In defense of The Hobbit


Look, it’s not like The Hobbit is Holy Scripture. It’s not even, last I checked, part of the Apocrypha. It seems to me that the standard for judging Peter Jackson’s film rendition, then, ought to be whether it succeeds as art, rather than its faithfulness to Tolkien’s book.

If we view the film as an action flick, in other words, it’s not half bad. Yes, Jackson’s desire to S-T-R-E-T-C-H the story across three segments, thereby extracting triple the ticket revenue, leads to irritating delays. I’ve fed my four children, given them dessert, cleaned the kitchen, bathed the little ones, shouted and cajoled them all into bed, and had my evening Scotch faster than the dwarves take to finish their meal at Bilbo’s. But this is annoying precisely because there’s no action. Once the swords start swinging, the movie is more fun, and far more profound, than most action fare these days.

But there’s no white orc in The Hobbit! The trolls are all wrong! That’s not the Goblin King’s rightful personality!

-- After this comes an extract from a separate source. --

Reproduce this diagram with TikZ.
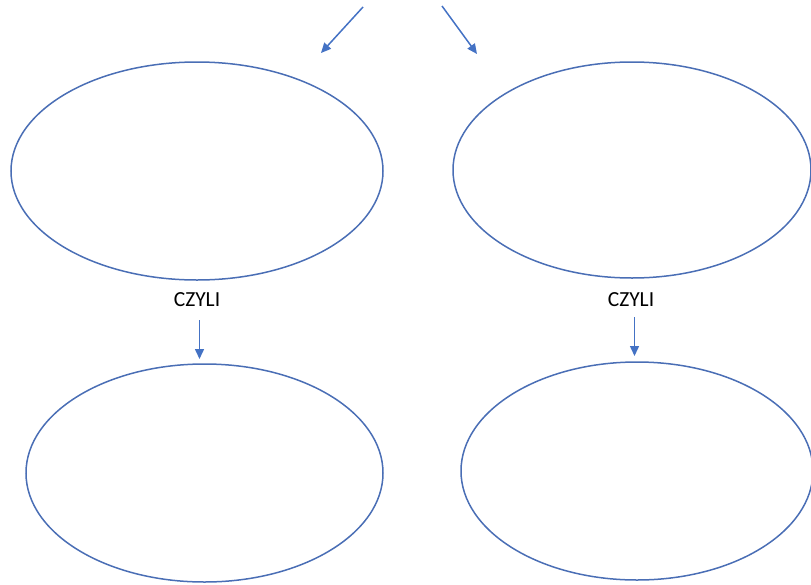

Yes, and in Jaws the shark expert has an affair with Chief Brody’s wife, in Dracula the vampire is a horror rather than a hunk, and in The Bourne Identity every action sentence is an embarrassing cliché. Movies often differ from the books that inspire them. We don’t normally complain, we simply ask whether the story works within its medium. (Answer: Benchley and Spielberg render Jaws masterfully, Coppola’s Dracula is abhorrent, and illiteracy is preferable to reading Ludlum.)

Not so with Tolkien, however. I don’t know if it’s because he’s been adopted as patron saint of the latest, seemingly interminable war against anti-Semitic fascism, or inducted into the unofficial Christian canon, but folks seem inclined to view his work as unalterable. If Martin Luther had been held to the same standard, the Protestants would be reading a different Bible right now.

In short, if you want your children to imbibe the aesthetic feel of Tolkien and embrace his theology of mystery and grace, then read Tolkien to them, for crying out loud. If you want to watch a bunch of orcs get their heads handed to them, on the other hand, then go see the movie. There’s no need to constrain one with the other.


  1. J Ibanez

    Well said! They’ve been telling us for years that they were going to mine the depths of notes and appendices to get to their preferred running time.

    My problem with the movie is mainly due to pacing and not to any deviation from the original. Personally, a hobbit joining dwarves to steal gold from a dragon doesn’t warrant 9 hours in front of a screen. But, that’s me.

  2. Pingback: Moe Lane » A defense of the Hobbit movie being, well, a movie.

  3. Marc V

    Peter Jackson had two extra constraints on him: squeeze three films out of a one film story, include characters from LoTR to tie in the series. He had to incorporate new “bad guys”, as most of the book is just a on-the-road journey with different challenges.

    I did read “The Hobbit” before seeing the film, and like others it was a little bothersome to view the divergence on the screen but not unexpected. I did not read LoTR before seeing the movies, and now I don’t know if I ever will. Re-watching the LoTR movies is melancholy for me as I think about “poor Mr. Frodo” and how it ends for him.

    My 8 y.o. daughter kept asking if we’d see Frodo in “The Hobbit” and we kept telling her no, that it was before his time. Wouldn’t you know it, his big mug ends up on the screen and makes a liar out of me. Oh well.